Ada politik tingkat tinggi yang sedang bermain untuk menyudutkan KPK hingga berada di ujung tanduk. Dalam kasus penangkapan Bambang, publik sesungguhnya sudah dipertontonkan aksi barbar kepolisian dalam upaya menghancurkan KPK. Tidakkah bisa dijelaskan terlebih dulu apa sebabnya Bambang ditahan? Cara penangkapan itu sangat kasar dan mengabaikan prinsip-prinsip hukum yang berkeadilan.

Menghalangi Proses Hukum

Apabila tindakan Hasto bertujuan hendak menghentikan proses hukum kasus rekening gendut yang menimpa BG, perbuatan tersebut adalah pidana menghalang-halangi proses penegakan hukum (obstruction of justice). Pasal 21 UU Nomor 31 Tahun 1999 tentang Pemberantasan Tindak Pidana Korupsi menyebutkan bahwa:

“Setiap orang yang dengan sengaja mencegah, merintangi, atau menggagalkan secara langsung atau tidak langsung penyidikan, penuntutan, dan pemeriksaan di sidang pengadilan terhadap tersangka dan terdakwa ataupun para saksi dalam perkara korupsi, dipidana dengan pidana penjara paling singkat 3 (tiga) tahun dan paling lama 12 (dua belas) tahun dan/atau denda paling sedikit Rp 150.000.000 (seratus lima puluh juta rupiah) dan paling banyak Rp 600.000.000 (enam ratus juta rupiah).”

Perlu ketegasan tersendiri bagi KPK dalam menyikapi serangan yang dilakukan ke tubuh KPK. Sebab, serangan itu diarahkan kepada pribadi pimpinan KPK secara terencana. Mulai dari penyebaran foto-foto rekayasa perselingkuhan Abraham Samad hingga tuduhan bermain politik dalam pencalonan wapres. Bahkan penangkapan Bambang Widjojanto merupakan indikasi tegas bahwa terdapat pergerakan terorganisasi untuk menyudutkan hingga menghancurkan lembaga yang membanggakan ini.
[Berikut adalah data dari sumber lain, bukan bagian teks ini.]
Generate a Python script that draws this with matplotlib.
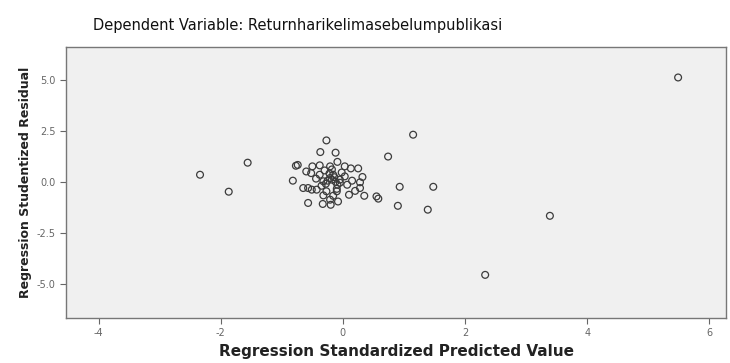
import numpy as np
import matplotlib.pyplot as plt

plt.rcParams['font.family'] = ['DejaVu Sans']
plt.rcParams['axes.unicode_minus'] = False

# standardized predicted value vs studentized residual
pred = [5.49, 3.39, 2.33, 1.48, 1.39, 0.93, 0.90, 1.15, 0.74, -0.27,
        -1.56, -2.34, -1.87, -0.77, -0.82, -0.37, -0.12, -0.74, -0.09, 0.03,
        0.13, 0.25, -0.50, -0.38, -0.21, -0.52, 0.32, 0.28, 0.28, -0.65,
        -0.57, -0.51, 0.07, -0.09, -0.21, -0.32, -0.16, 0.03, -0.05, -0.38,
        -0.43, -0.27, -0.10, 0.10, 0.35, 0.55, 0.58, -0.16, -0.32, -0.57,
        -0.33, -0.20, -0.08, -0.21, -0.25, -0.18, -0.12, -0.05, -0.28, -0.14,
        -0.22, -0.30, -0.02, 0.15, -0.44, -0.60, 0.20, -0.35, -0.10, -0.18]
resid = [5.10, -1.67, -4.56, -0.25, -1.37, -0.25, -1.18, 2.30, 1.23, 2.02,
         0.93, 0.34, -0.49, 0.78, 0.05, 1.45, 1.42, 0.82, 0.97, 0.75,
         0.65, 0.65, 0.75, 0.80, 0.75, 0.42, 0.23, -0.03, -0.31, -0.31,
         -0.31, -0.39, -0.15, -0.15, 0.18, 0.02, 0.34, 0.26, 0.10, 0.34,
         -0.39, -0.47, -0.47, -0.64, -0.69, -0.72, -0.83, -0.69, -0.67, -1.04,
         -1.09, -1.13, -0.97, -0.88, 0.05, 0.10, 0.00, -0.05, -0.10, 0.22,
         0.40, 0.55, 0.45, 0.05, 0.15, 0.50, -0.45, -0.20, -0.35, 0.60]

x_ticks = [-4, -2, 0, 2, 4, 6]
y_ticks = [5.0, 2.5, 0.0, -2.5, -5.0]

fig = plt.figure(figsize=(7.3, 3.63), dpi=100)
ax = fig.add_axes([0.090, 0.124, 0.905, 0.747])
ax.set_facecolor('#f0f0f0')

ax.scatter(pred, resid, s=24, facecolors='none', edgecolors='#3c3c3c', linewidths=0.9)

ax.set_xlim(-4.54, 6.28)
ax.set_ylim(-6.67, 6.6)
ax.set_xticks(x_ticks)
ax.set_yticks(y_ticks)
ax.set_yticklabels([f'{v:.1f}' for v in y_ticks])
ax.tick_params(labelsize=7, colors='#666666', length=4, width=0.8)

for sp in ax.spines.values():
    sp.set_color('#777777')
    sp.set_linewidth(1.0)

ax.set_xlabel('Regression Standardized Predicted Value', fontsize=11, fontweight='bold',
              color='#222222', labelpad=4)
ax.set_ylabel('Regression Studentized Residual', fontsize=9, fontweight='bold',
              color='#222222', labelpad=3)

fig.text(0.127, 0.93, 'Dependent Variable: Returnharikelimasebelumpublikasi',
         fontsize=10.5, ha='left', va='center', color='#111111')

fig.savefig('out.png', dpi=100)
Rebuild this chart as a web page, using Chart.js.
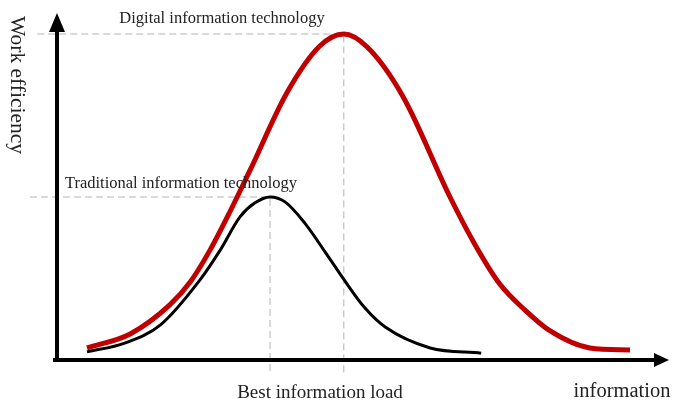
<!DOCTYPE html>
<html lang="en">
<head>
    <meta charset="UTF-8">
    <title>Work efficiency vs information</title>
    <style>
        body {
            margin: 0;
            padding: 0;
            background-color: #fff;
        }
        .chart-container {
            position: relative;
            width: 675px;
            height: 406px;
        }
    </style>
    <script src="https://cdn.jsdelivr.net/npm/chart.js"></script>
</head>
<body>
    <div class="chart-container">
        <canvas id="efficiencyChart"></canvas>
    </div>
    <script>
        // curve values (x = information, y = work efficiency, peak = 100)
        var digitalX = [5.0, 12.2, 18.8, 22.2, 25.5, 28.8, 32.2, 38.3, 43.8, 47.8, 51.7, 57.7, 65.5, 69.7, 73.8, 78.0, 82.2, 88.8, 95.5];
        var digitalY = [3.7, 8.0, 16.9, 23.9, 33.7, 45.4, 58.3, 81.9, 96.3, 100, 96.0, 80.7, 50.0, 35.3, 23.3, 15.3, 8.9, 3.7, 3.1];
        var traditionalX = [5.0, 11.3, 17.2, 23.8, 27.2, 30.5, 33.0, 35.5, 38.0, 41.3, 44.7, 48.0, 51.3, 54.7, 62.2, 70.7];
        var traditionalY = [2.5, 5.2, 10.7, 24.5, 33.7, 43.9, 48.2, 50.0, 48.5, 42.0, 33.1, 24.2, 16.0, 10.1, 3.7, 2.1];

        // where the dashed guide lines start on the left and end below the x axis
        var guideStartX = [-3.3, -4.5];
        var guideBottomY = -4.6;

        var seriesNames = ['Digital information technology', 'Traditional information technology'];
        var yAxisTitle = 'Work efficiency';
        var xAxisTitle = 'information';
        var peakLabel = 'Best information load';

        function toPoints(xs, ys) {
            return xs.map(function (x, i) { return { x: x, y: ys[i] }; });
        }

        function peakOf(xs, ys) {
            var k = ys.indexOf(Math.max.apply(null, ys));
            return { x: xs[k], y: ys[k] };
        }

        var digitalPeak = peakOf(digitalX, digitalY);
        var traditionalPeak = peakOf(traditionalX, traditionalY);

        function guide(startX, peak) {
            return [
                { x: startX, y: peak.y },
                { x: peak.x, y: peak.y },
                { x: peak.x, y: guideBottomY }
            ];
        }

        var serif = "'Liberation Serif', 'Times New Roman', serif";

        // axes with arrows plus the text labels
        var annotations = {
            id: 'annotations',
            afterDatasetsDraw: function (chart) {
                var c = chart.ctx;
                var xs = chart.scales.x, ys = chart.scales.y;
                var ox = xs.getPixelForValue(0), oy = ys.getPixelForValue(0);
                c.save();
                c.fillStyle = '#000';
                c.strokeStyle = '#000';
                c.lineWidth = 4;
                c.beginPath();
                c.moveTo(ox, oy + 2);
                c.lineTo(ox, 30);
                c.moveTo(ox - 4, oy);
                c.lineTo(656, oy);
                c.stroke();
                // arrow heads
                c.beginPath();
                c.moveTo(ox, 13);
                c.lineTo(ox + 8, 32);
                c.lineTo(ox - 8, 32);
                c.closePath();
                c.fill();
                c.beginPath();
                c.moveTo(669, oy);
                c.lineTo(654, oy - 7);
                c.lineTo(654, oy + 7);
                c.closePath();
                c.fill();

                c.fillStyle = '#222';
                c.textAlign = 'center';
                c.textBaseline = 'alphabetic';
                c.font = '16.5px ' + serif;
                c.fillText(seriesNames[0], 222, 23);
                c.fillText(seriesNames[1], 181, 188);
                c.font = '19px ' + serif;
                c.fillText(peakLabel, 320, 398);
                c.font = '20.5px ' + serif;
                c.fillText(xAxisTitle, 622, 397);

                c.translate(11, 85);
                c.rotate(Math.PI / 2);
                c.font = '21.5px ' + serif;
                c.fillText(yAxisTitle, 0, 0);
                c.restore();
            }
        };

        var ctx = document.getElementById('efficiencyChart').getContext('2d');
        var efficiencyChart = new Chart(ctx, {
            type: 'line',
            data: {
                datasets: [
                    {
                        label: seriesNames[0],
                        data: toPoints(digitalX, digitalY),
                        borderColor: '#c00000',
                        borderWidth: 5,
                        borderCapStyle: 'butt',
                        cubicInterpolationMode: 'monotone',
                        pointRadius: 0
                    },
                    {
                        label: seriesNames[1],
                        data: toPoints(traditionalX, traditionalY),
                        borderColor: '#000',
                        borderWidth: 3,
                        cubicInterpolationMode: 'monotone',
                        pointRadius: 0
                    },
                    {
                        label: 'digital guide',
                        data: guide(guideStartX[0], digitalPeak),
                        borderColor: '#b4b4b4',
                        borderWidth: 1,
                        borderDash: [7, 4],
                        tension: 0,
                        pointRadius: 0
                    },
                    {
                        label: 'traditional guide',
                        data: guide(guideStartX[1], traditionalPeak),
                        borderColor: '#b4b4b4',
                        borderWidth: 1,
                        borderDash: [7, 4],
                        tension: 0,
                        pointRadius: 0
                    }
                ]
            },
            options: {
                responsive: true,
                maintainAspectRatio: false,
                animation: false,
                layout: {
                    padding: { left: 27, right: 6, top: 17.7, bottom: 26.44 }
                },
                plugins: {
                    legend: { display: false },
                    tooltip: { enabled: false }
                },
                scales: {
                    x: { type: 'linear', min: -5, max: 102, display: false },
                    y: { type: 'linear', min: -6, max: 105, display: false }
                }
            },
            plugins: [annotations]
        });
    </script>
</body>
</html>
KPK tidak mempunyai kekuatan apa pun untuk melawan institusi Polri korup yang didukung kekuatan politik, kecuali peran masyarakat dalam melindungi KPK. Melihat ancaman di tubuh KPK saat ini, saatnya elemen publik kembali bahu-membahu menghadapi upaya menghancurkan lembaga antirasuah ini. Jika tidak, kita akan kehilangan sebuah harapan besar agar Indonesia bersih dari korupsi, kolusi, dan nepotisme. Mari selamatkan KPK sekali lagi!